Two people were killed as self-defense fighters helped thwart more deadly suicide bombings in Nigeria and Cameroon on Tuesday, officials and witnesses said.
In Maiduguri, northeast Nigeria’s biggest city and the birthplace of the Boko Haram insurgency, a lone bomber attempted to attack a mosque near the city’s university during morning prayers.
A member of a civilian self-defense force stopped the bomber from reaching the mosque but the bomb killed them both, said police spokesman Victor Isukwu.
The bomber’s body was so mangled it was impossible to determine the age or gender, witnesses said. “It took aid workers about an hour to pick up the scattered flesh and bones,” said witness Simon Madu.
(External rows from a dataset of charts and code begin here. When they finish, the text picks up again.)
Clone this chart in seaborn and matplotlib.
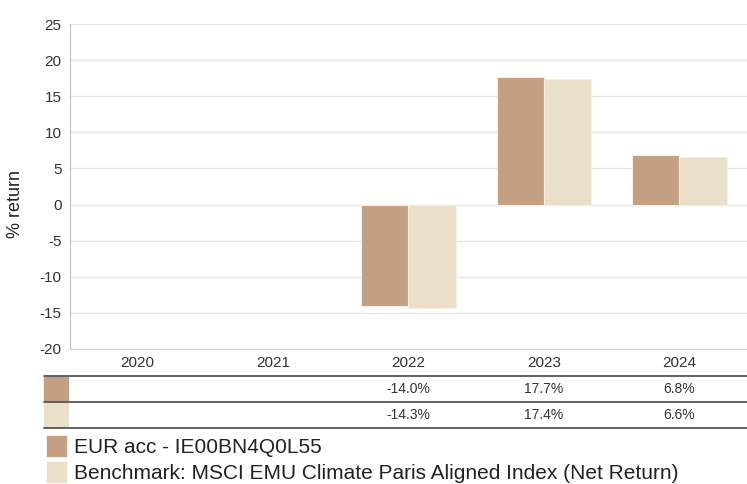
import numpy as np
import pandas as pd
import matplotlib
matplotlib.use('Agg')
import matplotlib.pyplot as plt
import matplotlib.transforms as mtransforms
from matplotlib.patches import Rectangle
from matplotlib.lines import Line2D
import seaborn as sns

# Data
years = ['2020', '2021', '2022', '2023', '2024']
fund_name = 'EUR acc - IE00BN4Q0L55'
bench_name = 'Benchmark: MSCI EMU Climate Paris Aligned Index (Net Return)'
fund_returns = [np.nan, np.nan, -14.0, 17.7, 6.8]
bench_returns = [np.nan, np.nan, -14.3, 17.4, 6.6]

fund_color = '#C49F82'
bench_color = '#EAE0C9'

sns.set_style('white')
plt.rcParams['font.family'] = ['Liberation Sans', 'DejaVu Sans']
plt.rcParams['axes.unicode_minus'] = False

df = pd.DataFrame({
    'year': years * 2,
    'series': [fund_name] * len(years) + [bench_name] * len(years),
    'value': fund_returns + bench_returns,
})

fig = plt.figure(figsize=(7.47, 4.84), dpi=100)
ax = fig.add_axes([70 / 747, 1 - 349 / 484, 677 / 747, 325 / 484])

sns.barplot(data=df.dropna(), x='year', y='value', hue='series', order=years,
            hue_order=[fund_name, bench_name], palette=[fund_color, bench_color],
            saturation=1, width=0.7, edgecolor='#F4EEE6', linewidth=0.8,
            ax=ax, legend=False)

ax.set_ylim(-20, 25)
ax.set_yticks(range(-20, 26, 5))
ax.set_xlim(-0.5, len(years) - 0.5)
ax.yaxis.grid(True, color='#E6E6E6', linewidth=1)
ax.set_axisbelow(True)
for s in ['top', 'right']:
    ax.spines[s].set_visible(False)
ax.spines['left'].set_color('#BFBFBF')
ax.spines['bottom'].set_color('#D0D0D0')
ax.tick_params(axis='y', labelsize=11, colors='#333333', length=0, pad=6)
ax.tick_params(axis='x', labelsize=11, colors='#333333', length=0, pad=5)
ax.set_xlabel('')
ax.set_ylabel('% return', fontsize=13, color='#222222')
ax.yaxis.set_label_coords(-0.068, 0.446)

# table under the chart
trans = mtransforms.blended_transform_factory(ax.transData, fig.transFigure)
line_y = [1 - 376 / 484, 1 - 402 / 484, 1 - 428 / 484]
row_y = [1 - 389 / 484, 1 - 415 / 484]
rows = [fund_returns, bench_returns]
colors = [fund_color, bench_color]
for y in line_y:
    fig.add_artist(Line2D([44 / 747, 1], [y, y], color='#555555', linewidth=1.3,
                          transform=fig.transFigure))
for i, (vals, c) in enumerate(zip(rows, colors)):
    fig.add_artist(Rectangle((44 / 747, line_y[i + 1] + 1 / 484), 24 / 747,
                             (line_y[i] - line_y[i + 1]) - 2 / 484,
                             color=c, transform=fig.transFigure))
    for j, v in enumerate(vals):
        if not np.isnan(v):
            ax.text(j, row_y[i], '{0:.1f}%'.format(v), transform=trans,
                    ha='center', va='center', fontsize=10, color='#333333')

# legend
handles = [Rectangle((0, 0), 1, 1, color=fund_color),
           Rectangle((0, 0), 1, 1, color=bench_color)]
fig.legend(handles, [fund_name, bench_name], loc='upper left',
           bbox_to_anchor=(47 / 747, 1 - 436 / 484), frameon=False,
           fontsize=15, handlelength=0.9, handleheight=1.1,
           handletextpad=0.4, labelspacing=0.25, borderpad=0, borderaxespad=0,
           labelcolor='#222222')

plt.savefig('out.png', dpi=100)
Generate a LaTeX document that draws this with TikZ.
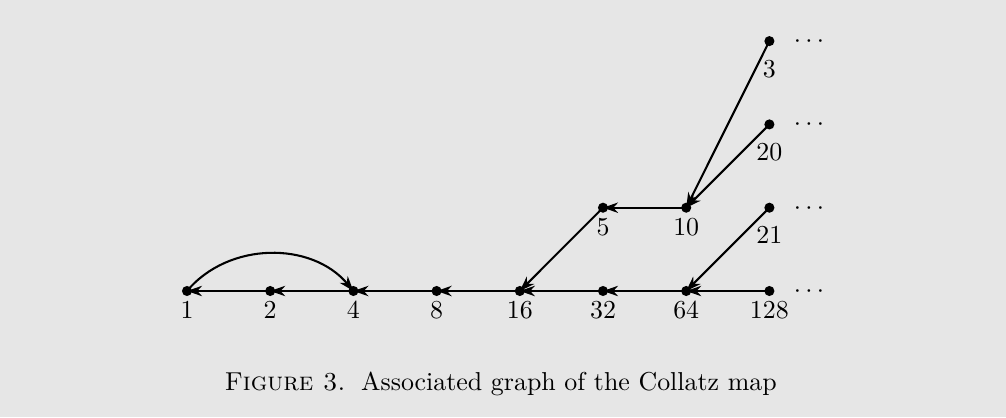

In northern Cameroon, which also has been regularly targeted by Boko Haram, self-defense fighters alerted soldiers when they saw three bombers crossing from Nigeria toward a village less than 10 kilometers (6 miles) from the border, said Midjiyawa Bakari, governor of Cameroon’s Far North region.
The three bombers, two of them women, ran from soldiers and “exploded their devices in a place where cattle ranchers assemble to rest,” Bakari said. A 33-year-old resident of the village was killed, he said.
“The casualty figure should have been more but for the timely intervention of the vigilantes who informed the military,” Bakari said.
Boko Haram’s insurgency has killed more than 20,000 people since 2009.